Rates of chromosome evolution were assessed from G-banding analyses. Comparisons between rates of chromosome evolution and rates of molecular evolution were available for the family Dasyuridae (marsupial mice), Australian Rattus (rodents), and Australian Hydromyinae (rodents). The data show virtually no correlation between chromosomal and molecular evolution. Moreover, cladistic analysis of the data shows that rates of chromosome evolution vary enormously between different lineages not only between groups but also within groups.
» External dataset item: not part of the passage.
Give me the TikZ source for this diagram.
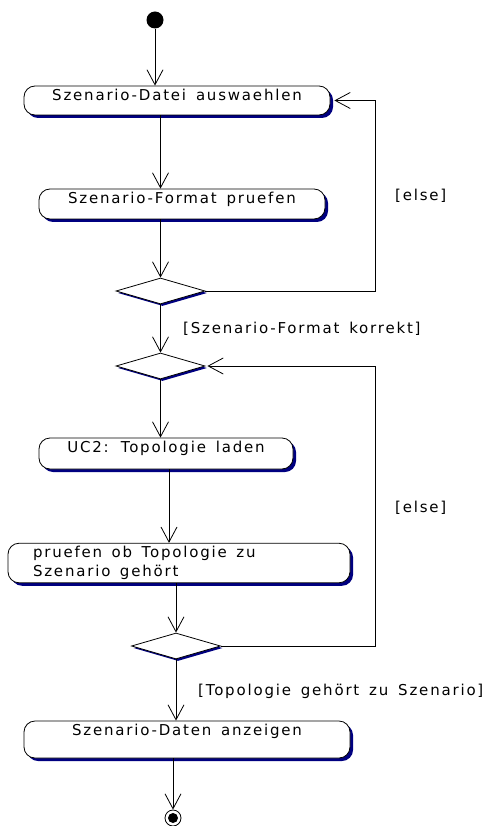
\documentclass[tikz,border=0pt]{standalone}
\usepackage{fontspec}
\setmainfont{DejaVu Sans}[LetterSpace=12, WordSpace=1.5]
\usetikzlibrary{arrows.meta,shapes.geometric,shadows}
\definecolor{shadowblue}{RGB}{0,0,128}

\tikzset{
	act/.style={draw, fill=white, rounded corners=11pt, line width=0.8pt,
		inner xsep=0pt, inner ysep=3pt,
		drop shadow={shadow xshift=3pt, shadow yshift=-3pt, fill=shadowblue, opacity=1}},
	oneline/.style={text height=11.5pt},
	branch/.style={diamond, draw, fill=white, line width=0.8pt, inner sep=0pt,
		minimum width=89pt, minimum height=26pt,
		drop shadow={shadow xshift=2pt, shadow yshift=-2pt, fill=shadowblue, opacity=1}},
	flow/.style={line width=0.8pt, -{Straight Barb[length=15pt,width=16pt]}},
	guard/.style={anchor=base west, inner sep=0pt}
}

\begin{document}
\begin{tikzpicture}[x=1pt, y=-1pt, every node/.style={font=\fontsize{15}{19}\selectfont}]
		\useasboundingbox (0,0) rectangle (490,826);

		% start and end
		\node[circle, fill=black, minimum size=17pt, inner sep=0pt] (start) at (155,20) {};
		\node[circle, draw, fill=white, line width=0.8pt, minimum size=16pt, inner sep=0pt] (stop) at (173,818) {};
		\fill (stop) circle (5pt);

		% activities
		\node[act, oneline, minimum width=306pt, text depth=11.5pt] (pick) at (177,100.5) {Szenario-Datei auswaehlen};
		\node[act, oneline, minimum width=286pt, text depth=12.5pt] (check) at (182,204) {Szenario-Format pruefen};
		\node[branch] (fmtok) at (160.5,291) {};
		\node[branch] (merge) at (160.5,366) {};
		\node[act, oneline, minimum width=254pt, text depth=13.5pt] (load) at (166,453.5) {UC2: Topologie laden};
		\node[act, align=left, text width=292pt, inner xsep=25pt] (match) at (179,563)
			{\spaceskip=9.5pt\relax pruefen ob Topologie zu\\Szenario gehört};
		\node[branch] (fits) at (176,646) {};
		\node[act, oneline, minimum width=326pt, text depth=19.5pt] (show) at (187,739.5) {Szenario-Daten anzeigen};

		% guards
		\node[guard] (else1) at (395,201) {[else]};
		\node[guard] (fmtlabel) at (183,333) {[Szenario-Format korrekt]};
		\node[guard] (else2) at (395,512) {[else]};
		\node[guard] (fitlabel) at (198,695) {[Topologie gehört zu Szenario]};

		% flow
		\draw[flow] (start) -- (start |- pick.north);
		\draw[flow] (fmtok |- pick.south) -- (fmtok |- check.north);
		\draw[flow] (fmtok |- check.south) -- (fmtok.north);
		\draw[flow] (fmtok) -- (merge);
		\draw[flow] (merge) -- (merge |- load.north);
		\coordinate (down) at ([xshift=3pt]load.south);
		\draw[flow] (down) -- (down |- match.north);
		\draw[flow] (fits |- match.south) -- (fits.north);
		\draw[flow] (fits) -- (fits |- show.north);
		\draw[flow] (stop |- show.south) -- (stop);

		% loops back
		\coordinate (back) at (375,0);
		\draw[flow] (fmtok.east) -- (fmtok.east -| back) -- (back |- pick.east) -- ([xshift=4pt]pick.east);
		\draw[flow] (fits.east) -- (fits.east -| back) -- (back |- merge.east) -- ([xshift=2pt]merge.east);
\end{tikzpicture}
\end{document}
Although rates of electrophoretic, immunological and chromosomal evolution can be measured objectively, the same cannot be said of morphological evolution. We have attempted to overcome this problem by choosing extremes of morphological divergence, from sibling species (which by definition are morphologically very similar) to species that are clearly very different morphologically even to the casual observer. Examples of sibling species that nevertheless differ greatly at the molecular level include bats of the Eptesicus pumilis complex in Australia and marsupial mice of the Sminthopsis murina complex. The other extreme is represented by 176Australian cockatoos of the genus Cacatua and Australian elapid snakes, where species that are very similar at the molecular level are nevertheless very different at the morphological level.
The data show that molecules, chromosomes and morphology evolve at very different rates. A large body of evidence suggests that, of the three, molecular evolution is the closest to being constant with time. If this is true, then rates of morphological and chromosomal evolution vary enormously with time.